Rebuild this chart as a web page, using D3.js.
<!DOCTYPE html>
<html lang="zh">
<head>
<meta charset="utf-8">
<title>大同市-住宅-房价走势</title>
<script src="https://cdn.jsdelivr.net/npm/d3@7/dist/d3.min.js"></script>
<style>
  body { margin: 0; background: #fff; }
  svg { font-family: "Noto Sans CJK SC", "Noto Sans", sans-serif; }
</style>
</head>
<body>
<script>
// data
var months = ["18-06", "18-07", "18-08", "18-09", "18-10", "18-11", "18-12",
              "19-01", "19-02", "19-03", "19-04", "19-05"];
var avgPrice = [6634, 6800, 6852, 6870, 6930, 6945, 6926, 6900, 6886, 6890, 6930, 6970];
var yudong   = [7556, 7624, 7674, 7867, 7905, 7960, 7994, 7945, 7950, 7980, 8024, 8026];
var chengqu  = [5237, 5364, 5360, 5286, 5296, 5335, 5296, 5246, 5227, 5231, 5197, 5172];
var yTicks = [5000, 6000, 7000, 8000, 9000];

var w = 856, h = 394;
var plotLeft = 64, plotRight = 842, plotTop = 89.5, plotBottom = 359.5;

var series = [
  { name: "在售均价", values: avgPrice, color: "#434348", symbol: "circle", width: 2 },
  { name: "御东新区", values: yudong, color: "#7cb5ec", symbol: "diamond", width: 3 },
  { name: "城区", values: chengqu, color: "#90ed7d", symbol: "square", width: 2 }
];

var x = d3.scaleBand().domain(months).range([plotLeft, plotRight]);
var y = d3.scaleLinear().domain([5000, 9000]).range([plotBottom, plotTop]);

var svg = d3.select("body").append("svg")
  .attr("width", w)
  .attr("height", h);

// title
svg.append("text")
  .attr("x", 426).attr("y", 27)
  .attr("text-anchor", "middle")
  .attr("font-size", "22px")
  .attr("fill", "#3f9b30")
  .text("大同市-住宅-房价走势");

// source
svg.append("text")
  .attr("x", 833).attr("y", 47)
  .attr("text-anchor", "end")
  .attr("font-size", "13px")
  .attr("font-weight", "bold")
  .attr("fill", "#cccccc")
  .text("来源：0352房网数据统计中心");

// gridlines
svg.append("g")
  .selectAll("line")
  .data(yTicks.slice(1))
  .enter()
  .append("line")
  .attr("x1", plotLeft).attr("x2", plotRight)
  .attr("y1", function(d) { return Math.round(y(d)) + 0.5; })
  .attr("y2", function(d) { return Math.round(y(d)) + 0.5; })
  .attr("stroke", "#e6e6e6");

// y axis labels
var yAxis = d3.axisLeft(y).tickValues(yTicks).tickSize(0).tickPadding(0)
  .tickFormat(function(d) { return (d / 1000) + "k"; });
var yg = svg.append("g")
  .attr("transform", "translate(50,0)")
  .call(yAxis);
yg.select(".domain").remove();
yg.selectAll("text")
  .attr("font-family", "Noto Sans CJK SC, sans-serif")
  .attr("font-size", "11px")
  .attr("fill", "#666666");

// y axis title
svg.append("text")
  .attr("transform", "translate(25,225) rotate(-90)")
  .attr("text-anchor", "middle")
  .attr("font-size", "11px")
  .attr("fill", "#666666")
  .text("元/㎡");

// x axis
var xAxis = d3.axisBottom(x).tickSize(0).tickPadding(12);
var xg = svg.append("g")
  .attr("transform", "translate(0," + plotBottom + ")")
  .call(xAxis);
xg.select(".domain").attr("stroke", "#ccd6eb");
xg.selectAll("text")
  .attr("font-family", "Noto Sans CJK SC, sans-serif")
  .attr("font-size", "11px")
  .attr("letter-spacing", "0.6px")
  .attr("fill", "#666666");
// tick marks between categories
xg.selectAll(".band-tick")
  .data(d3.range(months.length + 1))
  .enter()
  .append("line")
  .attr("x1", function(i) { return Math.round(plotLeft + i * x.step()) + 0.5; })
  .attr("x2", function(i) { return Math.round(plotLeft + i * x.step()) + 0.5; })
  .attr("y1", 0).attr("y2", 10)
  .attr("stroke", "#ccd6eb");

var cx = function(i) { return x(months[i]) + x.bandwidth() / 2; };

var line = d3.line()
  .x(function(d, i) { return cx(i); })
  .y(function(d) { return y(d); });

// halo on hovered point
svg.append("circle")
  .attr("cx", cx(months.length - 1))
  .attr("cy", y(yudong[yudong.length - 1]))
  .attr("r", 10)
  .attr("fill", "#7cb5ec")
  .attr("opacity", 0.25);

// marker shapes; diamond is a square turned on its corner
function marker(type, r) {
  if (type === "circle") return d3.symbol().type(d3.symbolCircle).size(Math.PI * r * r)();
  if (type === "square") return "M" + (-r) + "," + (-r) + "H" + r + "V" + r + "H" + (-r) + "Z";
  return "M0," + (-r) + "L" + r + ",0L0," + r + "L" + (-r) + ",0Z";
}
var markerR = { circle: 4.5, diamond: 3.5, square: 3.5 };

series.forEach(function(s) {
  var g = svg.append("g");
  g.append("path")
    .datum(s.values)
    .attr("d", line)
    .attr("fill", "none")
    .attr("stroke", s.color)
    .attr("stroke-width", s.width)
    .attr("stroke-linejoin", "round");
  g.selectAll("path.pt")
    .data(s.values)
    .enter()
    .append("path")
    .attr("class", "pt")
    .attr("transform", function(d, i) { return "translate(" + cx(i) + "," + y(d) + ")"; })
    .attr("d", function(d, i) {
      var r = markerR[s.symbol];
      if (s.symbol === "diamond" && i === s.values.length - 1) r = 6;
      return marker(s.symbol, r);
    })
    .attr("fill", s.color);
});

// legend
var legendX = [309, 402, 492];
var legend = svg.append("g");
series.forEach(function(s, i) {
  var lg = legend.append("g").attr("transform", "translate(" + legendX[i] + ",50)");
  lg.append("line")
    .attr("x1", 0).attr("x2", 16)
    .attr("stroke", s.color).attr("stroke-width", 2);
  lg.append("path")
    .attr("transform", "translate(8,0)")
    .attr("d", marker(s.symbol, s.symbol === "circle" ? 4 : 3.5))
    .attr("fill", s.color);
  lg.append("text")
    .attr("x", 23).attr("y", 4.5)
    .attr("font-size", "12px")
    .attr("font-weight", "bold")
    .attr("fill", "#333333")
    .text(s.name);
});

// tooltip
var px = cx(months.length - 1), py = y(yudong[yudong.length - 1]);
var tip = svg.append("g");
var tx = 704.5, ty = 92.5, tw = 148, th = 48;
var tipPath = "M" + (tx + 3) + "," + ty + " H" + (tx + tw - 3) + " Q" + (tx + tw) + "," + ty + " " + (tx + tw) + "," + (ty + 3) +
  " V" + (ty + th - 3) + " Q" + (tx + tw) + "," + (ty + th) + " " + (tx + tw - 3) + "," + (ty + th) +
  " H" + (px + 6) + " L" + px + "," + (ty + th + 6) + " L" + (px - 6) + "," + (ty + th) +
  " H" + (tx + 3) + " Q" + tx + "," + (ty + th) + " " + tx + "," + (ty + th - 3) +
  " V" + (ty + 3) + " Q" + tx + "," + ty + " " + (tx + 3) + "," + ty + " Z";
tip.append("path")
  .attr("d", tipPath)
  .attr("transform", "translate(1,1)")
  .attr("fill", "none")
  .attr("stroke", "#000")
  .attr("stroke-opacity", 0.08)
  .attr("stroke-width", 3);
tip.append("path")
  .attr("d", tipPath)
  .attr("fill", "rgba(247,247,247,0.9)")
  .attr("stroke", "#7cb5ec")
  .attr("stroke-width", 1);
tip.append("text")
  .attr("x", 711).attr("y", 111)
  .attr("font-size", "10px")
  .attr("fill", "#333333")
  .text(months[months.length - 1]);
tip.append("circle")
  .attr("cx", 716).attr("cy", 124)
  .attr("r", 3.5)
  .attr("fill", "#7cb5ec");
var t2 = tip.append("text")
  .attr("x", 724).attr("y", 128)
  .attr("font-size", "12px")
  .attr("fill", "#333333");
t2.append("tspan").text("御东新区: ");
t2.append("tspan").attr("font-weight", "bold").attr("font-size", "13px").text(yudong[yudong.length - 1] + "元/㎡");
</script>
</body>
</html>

================================

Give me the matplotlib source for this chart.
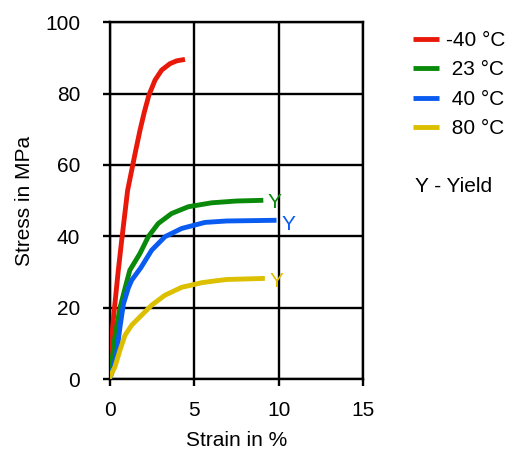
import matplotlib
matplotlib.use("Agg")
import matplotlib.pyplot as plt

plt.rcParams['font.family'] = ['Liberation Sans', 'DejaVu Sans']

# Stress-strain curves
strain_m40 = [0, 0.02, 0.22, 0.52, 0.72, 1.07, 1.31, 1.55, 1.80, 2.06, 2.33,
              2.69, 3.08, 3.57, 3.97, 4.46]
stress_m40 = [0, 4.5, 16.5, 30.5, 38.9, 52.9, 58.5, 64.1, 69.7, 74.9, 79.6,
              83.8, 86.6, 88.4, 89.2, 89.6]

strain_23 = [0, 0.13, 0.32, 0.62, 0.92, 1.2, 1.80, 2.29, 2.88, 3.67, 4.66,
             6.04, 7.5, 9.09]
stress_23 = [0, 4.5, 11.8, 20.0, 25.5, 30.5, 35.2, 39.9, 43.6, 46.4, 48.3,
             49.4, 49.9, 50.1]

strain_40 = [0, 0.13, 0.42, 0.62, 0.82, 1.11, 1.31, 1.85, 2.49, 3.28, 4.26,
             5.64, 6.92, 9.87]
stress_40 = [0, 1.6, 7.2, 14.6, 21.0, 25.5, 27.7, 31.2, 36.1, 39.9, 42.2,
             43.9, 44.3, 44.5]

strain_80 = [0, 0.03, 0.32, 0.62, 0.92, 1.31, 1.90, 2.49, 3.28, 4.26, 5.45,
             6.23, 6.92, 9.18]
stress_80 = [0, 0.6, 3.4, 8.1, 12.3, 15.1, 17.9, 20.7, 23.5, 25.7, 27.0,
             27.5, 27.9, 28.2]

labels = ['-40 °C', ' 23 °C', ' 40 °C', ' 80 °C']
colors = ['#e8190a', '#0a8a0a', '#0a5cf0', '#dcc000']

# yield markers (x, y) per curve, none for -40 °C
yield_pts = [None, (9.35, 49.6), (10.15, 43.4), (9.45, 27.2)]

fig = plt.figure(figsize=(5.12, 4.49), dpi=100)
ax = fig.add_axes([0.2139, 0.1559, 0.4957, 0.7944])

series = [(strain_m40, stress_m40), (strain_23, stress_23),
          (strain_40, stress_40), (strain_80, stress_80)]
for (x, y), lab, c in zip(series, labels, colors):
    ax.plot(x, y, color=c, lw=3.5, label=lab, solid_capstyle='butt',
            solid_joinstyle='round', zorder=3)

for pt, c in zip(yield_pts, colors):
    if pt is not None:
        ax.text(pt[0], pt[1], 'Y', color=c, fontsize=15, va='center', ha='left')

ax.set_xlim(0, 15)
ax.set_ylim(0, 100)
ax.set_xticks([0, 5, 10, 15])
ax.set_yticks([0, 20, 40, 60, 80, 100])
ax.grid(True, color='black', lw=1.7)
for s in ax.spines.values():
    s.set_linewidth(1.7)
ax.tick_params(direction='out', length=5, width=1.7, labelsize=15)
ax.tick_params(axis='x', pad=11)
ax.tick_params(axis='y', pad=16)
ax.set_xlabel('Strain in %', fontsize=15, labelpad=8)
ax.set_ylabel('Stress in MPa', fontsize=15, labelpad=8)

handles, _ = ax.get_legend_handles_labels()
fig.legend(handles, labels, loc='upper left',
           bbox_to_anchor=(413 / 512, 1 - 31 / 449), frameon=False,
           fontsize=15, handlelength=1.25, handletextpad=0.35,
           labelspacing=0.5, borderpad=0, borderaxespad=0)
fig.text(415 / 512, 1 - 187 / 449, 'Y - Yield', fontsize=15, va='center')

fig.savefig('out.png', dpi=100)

================================

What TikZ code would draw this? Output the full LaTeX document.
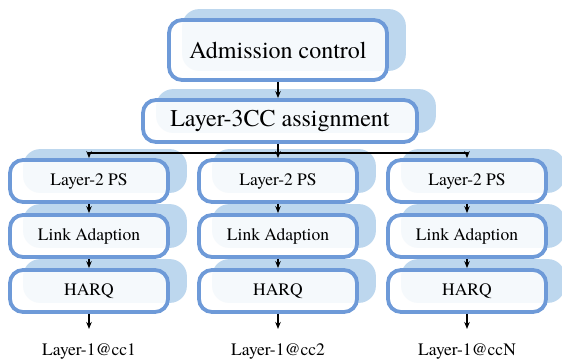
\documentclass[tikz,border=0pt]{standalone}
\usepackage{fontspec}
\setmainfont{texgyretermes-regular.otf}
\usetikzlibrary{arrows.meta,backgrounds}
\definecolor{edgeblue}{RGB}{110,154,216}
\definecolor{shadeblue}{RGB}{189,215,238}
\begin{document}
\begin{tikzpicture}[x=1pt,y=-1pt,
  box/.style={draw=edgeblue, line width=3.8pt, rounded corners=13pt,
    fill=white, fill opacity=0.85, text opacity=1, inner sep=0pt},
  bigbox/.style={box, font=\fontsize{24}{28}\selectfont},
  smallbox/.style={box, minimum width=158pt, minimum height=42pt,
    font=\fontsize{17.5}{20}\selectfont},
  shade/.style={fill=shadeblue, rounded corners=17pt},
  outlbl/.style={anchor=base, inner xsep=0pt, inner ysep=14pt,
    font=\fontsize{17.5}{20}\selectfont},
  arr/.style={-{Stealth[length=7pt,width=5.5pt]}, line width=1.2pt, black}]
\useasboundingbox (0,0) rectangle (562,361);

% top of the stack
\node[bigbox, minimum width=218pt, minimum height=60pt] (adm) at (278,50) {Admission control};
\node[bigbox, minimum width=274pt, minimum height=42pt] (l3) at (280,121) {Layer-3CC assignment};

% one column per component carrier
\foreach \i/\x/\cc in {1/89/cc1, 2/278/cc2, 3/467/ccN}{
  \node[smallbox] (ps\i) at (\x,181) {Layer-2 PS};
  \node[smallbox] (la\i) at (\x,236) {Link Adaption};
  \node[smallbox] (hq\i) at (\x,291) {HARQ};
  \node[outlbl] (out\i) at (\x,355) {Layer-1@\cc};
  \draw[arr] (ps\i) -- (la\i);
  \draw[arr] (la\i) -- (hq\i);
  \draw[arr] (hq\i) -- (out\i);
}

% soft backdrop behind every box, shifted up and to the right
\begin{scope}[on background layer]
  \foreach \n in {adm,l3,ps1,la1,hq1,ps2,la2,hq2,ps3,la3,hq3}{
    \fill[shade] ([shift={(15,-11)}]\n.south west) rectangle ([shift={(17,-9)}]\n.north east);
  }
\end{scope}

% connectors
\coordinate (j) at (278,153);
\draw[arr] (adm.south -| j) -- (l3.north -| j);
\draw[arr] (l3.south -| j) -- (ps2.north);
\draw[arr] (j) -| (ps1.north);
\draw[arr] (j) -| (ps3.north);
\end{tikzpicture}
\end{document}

================================

__Challenge__. Reproduce, word for word, only the lines in the records above from the line with "Give me the matplotlib source for this chart." through the line with "83.8, 86.6, 88.4, 89.2, 89.6]", including both ends; omit the pictures.

__The result__.
Give me the matplotlib source for this chart.
import matplotlib
matplotlib.use("Agg")
import matplotlib.pyplot as plt

plt.rcParams['font.family'] = ['Liberation Sans', 'DejaVu Sans']

# Stress-strain curves
strain_m40 = [0, 0.02, 0.22, 0.52, 0.72, 1.07, 1.31, 1.55, 1.80, 2.06, 2.33,
              2.69, 3.08, 3.57, 3.97, 4.46]
stress_m40 = [0, 4.5, 16.5, 30.5, 38.9, 52.9, 58.5, 64.1, 69.7, 74.9, 79.6,
              83.8, 86.6, 88.4, 89.2, 89.6]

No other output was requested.